The 7 GDPR principles provide a framework to ensure data privacy is respected, upheld, and meets GDPR requirements. General Data Protection Regulation, or GDPR, entered the business lexicon with a roar back in 2016. Since then, the GDPR has disrupted how businesses worldwide deal with consumer privacy. Understanding how to comply with GDPR has often felt onerous. However, consumer privacy awareness means that companies must take privacy seriously.
The 2023 Cisco Data Privacy Benchmark Study concludes that 94% of consumers would only buy from a company if their data is appropriately protected.
To help you comply with the GDPR, MetaCompliance explains the seven guiding principles behind the GDPR and what best practices help a business meet this important data protection framework.
What Are the 7 GDPR Principles of Data Protection?
The GDPR is typically associated with the EU. However, the UK GDPR follows similar principles and sets out seven principles of data protection reflected in Article 5 of the regulation. The principles form the framework for good privacy design and ensure that privacy is achievable and upheld in the public interest. The seven principles of GDPR data protection are:
Lawfulness, Fairness and Transparency
The GDPR sets out lawful grounds for gathering and processing personal data, including protection. The lawful basis for processing data includes the following:
- Explicit consent
- Contractual need
- Any legal obligation to protect an individual
- A public task in the public interests
- Legitimate interest
The guiding principle of “Lawfulness, Fairness and Transparency” ensures that data processing is done transparently and under the regulatory framework of lawful processing.

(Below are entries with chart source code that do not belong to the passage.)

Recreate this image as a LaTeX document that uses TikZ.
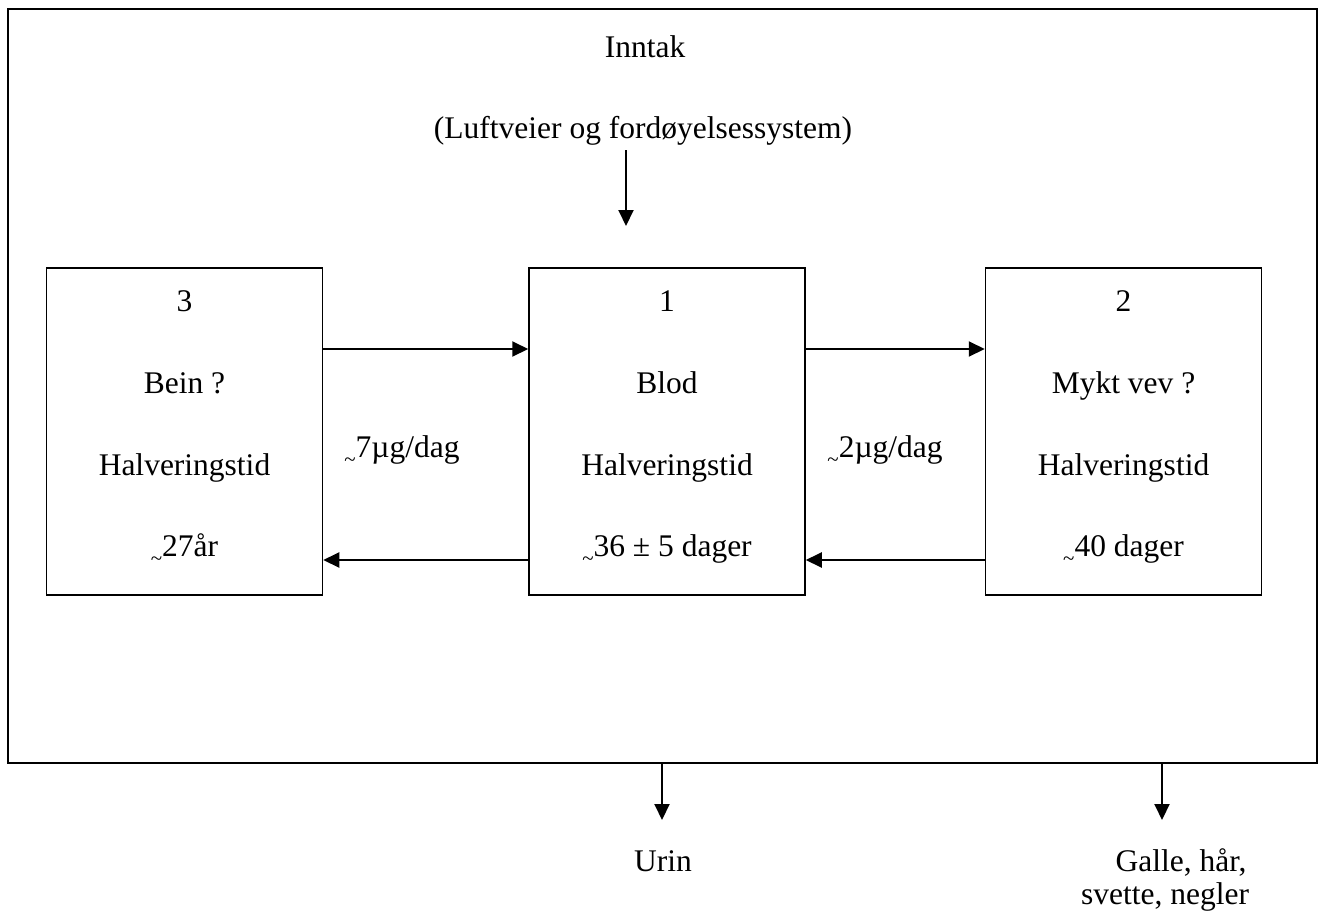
\documentclass[tikz,border=0pt]{standalone}
\usepackage{fontspec}
\setmainfont{Liberation Serif}
\usetikzlibrary{arrows.meta}
\newcommand{\smtilde}{{\fontsize{21}{21}\selectfont\raisebox{-9.5pt}{\textasciitilde}}}
\begin{document}
\begin{tikzpicture}[x=1pt,y=-1pt,
  every node/.style={font=\fontsize{31.5}{34}\selectfont, inner sep=0pt},
  txt/.style={anchor=base},
  boxnode/.style={draw, line width=1.5pt, minimum width=276pt, minimum height=327pt},
  arr/.style={line width=2pt, -{Triangle[length=16pt,width=15pt]}},
  frame/.style={draw, line width=2pt}]
\useasboundingbox (0,0) rectangle (1325,913);
\node[frame, minimum width=1309pt, minimum height=754pt] (outer) at (662.5,386) {};
% boxes
\node[boxnode] (b3) at (184.5,431.5) {};
\node[boxnode] (b1) at (667,431.5) {};
\node[boxnode] (b2) at (1123.5,431.5) {};
% box texts
\node[txt] (t3a) at (184.5,311) {3};
\node[txt] (t3b) at (184.5,393) {Bein ?};
\node[txt] (t3c) at (184.5,475) {Halveringstid};
\node[txt] (t3d) at (184.5,556) {\smtilde27år};
\node[txt] (t1a) at (667,311) {1};
\node[txt] (t1b) at (667,393) {Blod};
\node[txt] (t1c) at (667,475) {Halveringstid};
\node[txt] (t1d) at (667,556) {\smtilde36 ± 5 dager};
\node[txt] (t2a) at (1123.5,311) {2};
\node[txt] (t2b) at (1123.5,393) {Mykt vev ?};
\node[txt] (t2c) at (1123.5,475) {Halveringstid};
\node[txt] (t2d) at (1123.5,556) {\smtilde40 dager};
% labels
\node[txt] (l7) at (402,457) {\smtilde7µg/dag};
\node[txt] (l2) at (885,457) {\smtilde2µg/dag};
\node[txt] (inn) at (645,57) {Inntak};
\node[txt] (luft) at (643,138) {(Luftveier og fordøyelsessystem)};
\node[txt] (urin) at (663,871) {Urin};
\node[txt] (galle) at (1181,871) {Galle, hår,};
\node[txt] (svette) at (1165,904) {svette, negler};
% arrows
\coordinate (topS) at (626,150);
\coordinate (topE) at (626,226);
\draw[arr] (topS) -- (topE);
\draw[arr] (b3.east |- 0,349) -- (b1.west |- 0,349);
\draw[arr] (b1.west |- 0,560) -- (b3.east |- 0,560);
\draw[arr] (b1.east |- 0,349) -- (b2.west |- 0,349);
\draw[arr] (b2.west |- 0,560) -- (b1.east |- 0,560);
\coordinate (u0) at (662,820);
\coordinate (g0) at (1162,820);
\draw[arr] (outer.south -| u0) -- (u0);
\draw[arr] (outer.south -| g0) -- (g0);
\end{tikzpicture}
\end{document}
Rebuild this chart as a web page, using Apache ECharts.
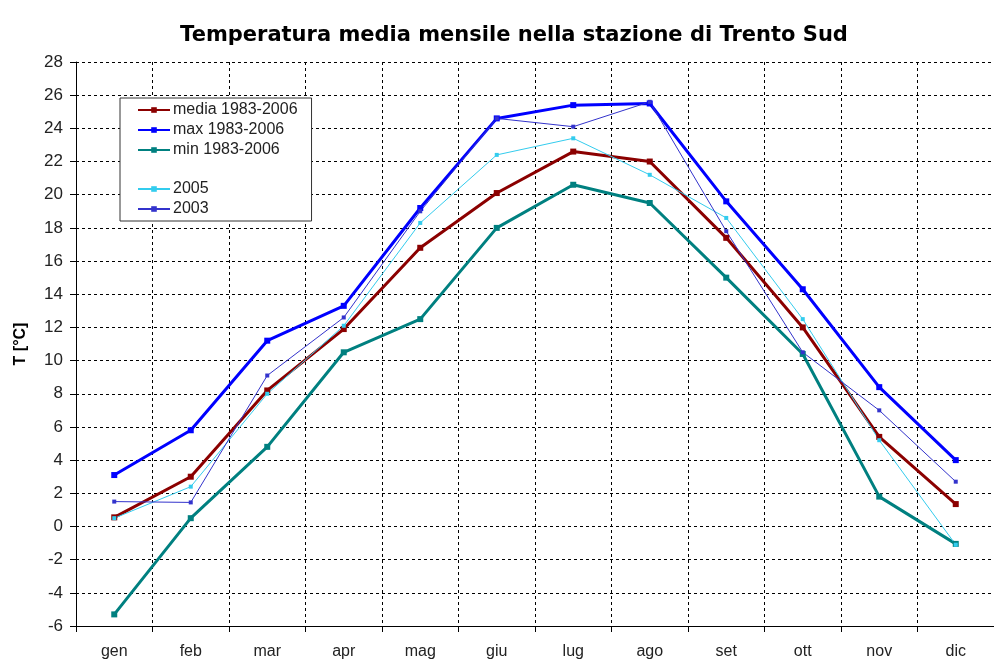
<!DOCTYPE html>
<html>
<head>
<meta charset="utf-8">
<script src="https://cdn.jsdelivr.net/npm/echarts@6/dist/echarts.min.js"></script>
<style>
  html, body { margin: 0; padding: 0; background: #fff; }
  #chart { width: 994px; height: 660px; }
</style>
</head>
<body>
<div id="chart"></div>
<script>
  // mesi e valori
  let mesi = ['gen', 'feb', 'mar', 'apr', 'mag', 'giu', 'lug', 'ago', 'set', 'ott', 'nov', 'dic']
  let media = [0.55, 3.0, 8.2, 11.9, 16.8, 20.1, 22.6, 22.0, 17.4, 12.0, 5.4, 1.35]
  let massima = [3.1, 5.8, 11.2, 13.3, 19.2, 24.6, 25.4, 25.5, 19.6, 14.3, 8.4, 4.0]
  let minima = [-5.3, 0.5, 4.8, 10.5, 12.5, 18.0, 20.6, 19.5, 15.0, 10.4, 1.8, -1.05]
  let anno2005 = [0.5, 2.4, 8.0, 12.1, 18.3, 22.4, 23.4, 21.2, 18.6, 12.5, 5.2, -1.1]
  let anno2003 = [1.5, 1.45, 9.1, 12.6, 19.0, 24.6, 24.1, 25.6, 17.8, 10.5, 7.0, 2.7]
  let yTicks = {min: -6, max: 28, step: 2}

  let font = 'Liberation Sans, Arial, sans-serif'

  function serie(name, data, color, width, size) {
    return {
      name: name,
      type: 'line',
      data: data,
      symbol: 'rect',
      symbolSize: size,
      showAllSymbol: true,
      lineStyle: {color: color, width: width},
      itemStyle: {color: color},
      emphasis: {disabled: true}
    }
  }

  let legendText = {fontFamily: font, fontSize: 16, color: '#222', lineHeight: 16, padding: [0, 0, 0, -2]}

  let myChart = echarts.init(document.getElementById('chart'))
  myChart.setOption({
    animation: false,
    backgroundColor: '#fff',
    title: {
      text: 'Temperatura media mensile nella stazione di Trento Sud',
      left: 509,
      textAlign: 'center',
      top: 20,
      textStyle: {fontFamily: 'DejaVu Sans, sans-serif', fontSize: 21, fontWeight: 'bold', color: '#000'}
    },
    legend: [
      {
        data: ['media 1983-2006', 'max 1983-2006', 'min 1983-2006'],
        orient: 'vertical',
        left: 120,
        top: 98,
        itemWidth: 32,
        itemHeight: 7,
        itemGap: 4,
        padding: [4, 14, 63, 17],
        backgroundColor: '#fff',
        borderColor: '#333',
        borderWidth: 1,
        textStyle: legendText
      },
      {
        data: ['2005', '2003'],
        orient: 'vertical',
        left: 120,
        top: 177,
        itemWidth: 32,
        itemHeight: 7,
        itemGap: 4,
        padding: [4, 14, 4, 17],
        textStyle: legendText
      }
    ],
    grid: {left: 76, top: 62, right: -12, bottom: 34},
    xAxis: {
      type: 'category',
      data: mesi,
      boundaryGap: true,
      axisLine: {onZero: false, lineStyle: {color: '#000', width: 1}},
      axisTick: {show: true, length: 6, lineStyle: {color: '#000'}},
      axisLabel: {fontFamily: font, fontSize: 16, color: '#222', margin: 18},
      splitLine: {show: true, interval: 0, lineStyle: {color: '#000', type: [3, 3], width: 1}}
    },
    yAxis: {
      type: 'value',
      min: yTicks.min,
      max: yTicks.max,
      interval: yTicks.step,
      name: 'T [°C]',
      nameLocation: 'middle',
      nameGap: 47,
      nameTextStyle: {fontFamily: font, fontSize: 16, fontWeight: 'bold', color: '#000'},
      axisLine: {show: true, lineStyle: {color: '#000', width: 1}},
      axisTick: {show: true, length: 6, lineStyle: {color: '#000'}},
      axisLabel: {fontFamily: font, fontSize: 17, color: '#222', margin: 13},
      splitLine: {show: true, lineStyle: {color: '#000', type: [3, 3], width: 1}}
    },
    series: [
      serie('media 1983-2006', media, '#8b0000', 3, 6),
      serie('max 1983-2006', massima, '#0000ff', 3, 6),
      serie('min 1983-2006', minima, '#008080', 3, 6),
      serie('2005', anno2005, '#33ccee', 1, 4),
      serie('2003', anno2003, '#3333cc', 1, 4)
    ]
  })
</script>
</body>
</html>
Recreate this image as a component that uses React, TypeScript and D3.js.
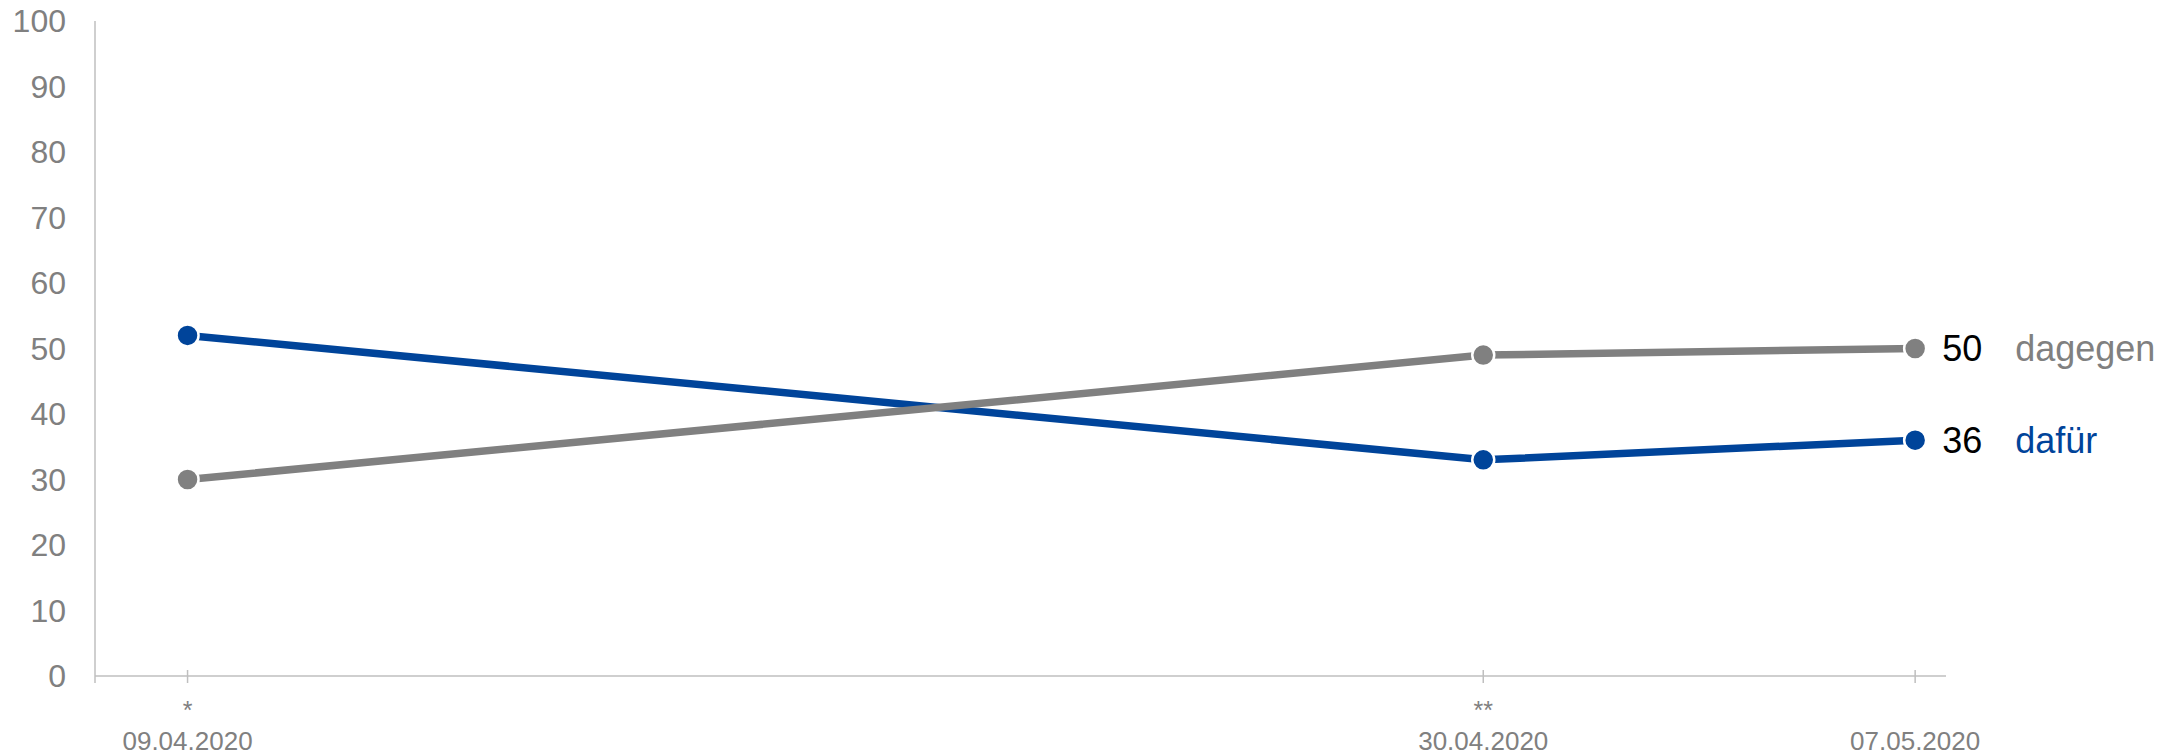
import React from "react";
import * as d3 from "d3";

const dates = ["2020-04-09", "2020-04-30", "2020-05-07"];
const dateLabels = ["09.04.2020", "30.04.2020", "07.05.2020"];
const notes = ["*", "**", ""];
const dafuer = [52, 33, 36];
const dagegen = [30, 49, 50];
const yTicks = [0, 10, 20, 30, 40, 50, 60, 70, 80, 90, 100];

const W = 2171;
const H = 754;
const BLUE = "#00449A";
const GRAY = "#808080";
const AXIS = "#BFBFBF";
const FONT = "'Liberation Sans', Arial, Helvetica, sans-serif";

const parse = d3.utcParse("%Y-%m-%d");

export default function App() {
  const left = 95;
  const right = 1946;
  const top = 21;
  const bottom = 676;

  const x = d3
    .scaleUtc()
    .domain([new Date(Date.UTC(2020, 3, 7, 12)), new Date(Date.UTC(2020, 4, 7, 12))])
    .range([left, right]);
  const y = d3.scaleLinear().domain([0, 100]).range([bottom, top]);

  const pts = dates.map((d) => parse(d) as Date);
  const line = d3
    .line<number>()
    .x((_, i) => x(pts[i]))
    .y((v) => y(v));

  const series = [
    { name: "dafür", values: dafuer, color: BLUE },
    { name: "dagegen", values: dagegen, color: GRAY },
  ];

  return (
    <svg
      width={W}
      height={H}
      style={{ position: "absolute", left: 0, top: 0, background: "#fff" }}
      fontFamily={FONT}
    >
      {/* axes */}
      <line x1={left} x2={left} y1={top} y2={bottom + 7} stroke={AXIS} strokeWidth={1.5} />
      <line x1={left} x2={right} y1={bottom} y2={bottom} stroke={AXIS} strokeWidth={1.5} />
      {yTicks.map((t) => (
        <text
          key={t}
          x={66}
          y={y(t)}
          textAnchor="end"
          dominantBaseline="central"
          fontSize={32}
          fill={GRAY}
        >
          {t}
        </text>
      ))}
      {pts.map((p, i) => (
        <g key={i}>
          <line x1={x(p)} x2={x(p)} y1={bottom - 6} y2={bottom + 7} stroke={AXIS} strokeWidth={1.5} />
          <text x={x(p)} y={719} textAnchor="middle" fontSize={25} fill={GRAY}>
            {notes[i]}
          </text>
          <text x={x(p)} y={750} textAnchor="middle" fontSize={26} fill={GRAY}>
            {dateLabels[i]}
          </text>
        </g>
      ))}
      {series.map((s) => (
        <g key={s.name}>
          <path d={line(s.values) || ""} fill="none" stroke={s.color} strokeWidth={7.5} />
          {s.values.map((v, i) => (
            <circle key={i} cx={x(pts[i])} cy={y(v)} r={11} fill={s.color} stroke="#fff" strokeWidth={2.5} />
          ))}
          <text
            x={x(pts[pts.length - 1]) + 27}
            y={y(s.values[s.values.length - 1])}
            dominantBaseline="central"
            fontSize={36}
            fill="#000"
          >
            {s.values[s.values.length - 1]}
          </text>
          <text
            x={x(pts[pts.length - 1]) + 100}
            y={y(s.values[s.values.length - 1])}
            dominantBaseline="central"
            fontSize={36}
            fill={s.color}
          >
            {s.name}
          </text>
        </g>
      ))}
    </svg>
  );
}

Therefore, fairness and lawfulness are two sides of the same coin as far as the enforcement of the GDPR is concerned.
This is an essential aspect of privacy by design and default, the underlying framework of the GDPR. It specifies that an affected organisation must only collect the data it needs to carry out the task. Article 5 of the GDPR explains that data should be “collected for specified, explicit, and legitimate purposes.”
To achieve purpose limitation, a business should be able to justify the reasons for collecting data. Customers must be notified of the reasons for collecting data using privacy policies. If your business then goes on to use collected data for purposes other than those you have described, you will be in non-compliance with the principles of the GDPR.
Data minimization is related to purpose limitation but looks at data specifically. Data minimisation is collecting only the data needed to carry out the task. For example, if you need a name and address, but a date of birth is not necessary to process a transaction, ensure you take only the name and address. Data minimisation is an important security measure as it reduces the risk to an individual if data is exposed.
Data accuracy can be one of the more complex principles to meet. However, the GDPR expects that you make “every reasonable step…to ensure that personal data that are inaccurate, having regard to the purposes for which they are processed, are erased or rectified without delay.”
How long you store data is another crucial guideline framed by the GDPR 7 data protection principles. If you choose to store data, you must have a robust reason to do so. An ideal starting position is not to store data if you do not need to. However, if you must keep copies of data, set up a storage retention policy and enforce it. Also, it is essential to ensure that data is secured using appropriate technical and organisational security measures.
Integrity and Confidentiality
The integrity and confidentiality of personal data are crucial to ensuring the privacy of these data. The GDPR mentions using appropriate security measures to protect data against accidental loss, destruction, or damage. Use the best security tools available to secure data during transit and in storage, but also back this up using security awareness training and phishing simulations to reduce the risk of exposed data.
Accountability is an essential aspect of modern privacy respect and protection. In the context of the GDPR, accountability refers to the use of appropriate technical and organisational measures by an organisation and the ability to demonstrate these measures if requested.
Six Best Practices for Achieving the 7 GDPR Principles
Organisations can take specific steps to comply with the 7 GDPR principles. Six best practices to ensure data privacy is respected, upheld, and meets the GDPR requirements include:
- Privacy lifecycle management: GDPR compliance can be a complex area that covers the management of assets, third parties, and data protection measures. A Privacy Lifecycle Management System(PLMS) is a centralised portal that offers a way to automate the processes involved in data processing. A PLMS will also allow an organisation to generate reports to demonstrate compliance.
- Privacy and regulation awareness: when you carry out Security Awareness Training, ensure that you include modules on the staff’s role in maintaining GDPR compliance. These modules will educate employees about data privacy, unlawful processing, email and password hygiene, and general security awareness, such as using robust login credentials.
- Privacy by Design and Default: design your services and systems to collect the minimum data needed to process a transaction. Create data-gathering user experiences that include easy-to-access and read privacy policies and consent models that are intuitive.
- Design for accuracy: use systems that can check the accuracy of the data you require; for example, use verification services to check address currency. Have a plan to handle data subject requests for data amendment, deletion, archiving purposes, or changes to data they believe need to be updated or completed.
- Security measures: use robust encryption and authentication to protect data in transit and at rest (storage). Data anonymisation or pseudonymisation is helpful under certain circumstances.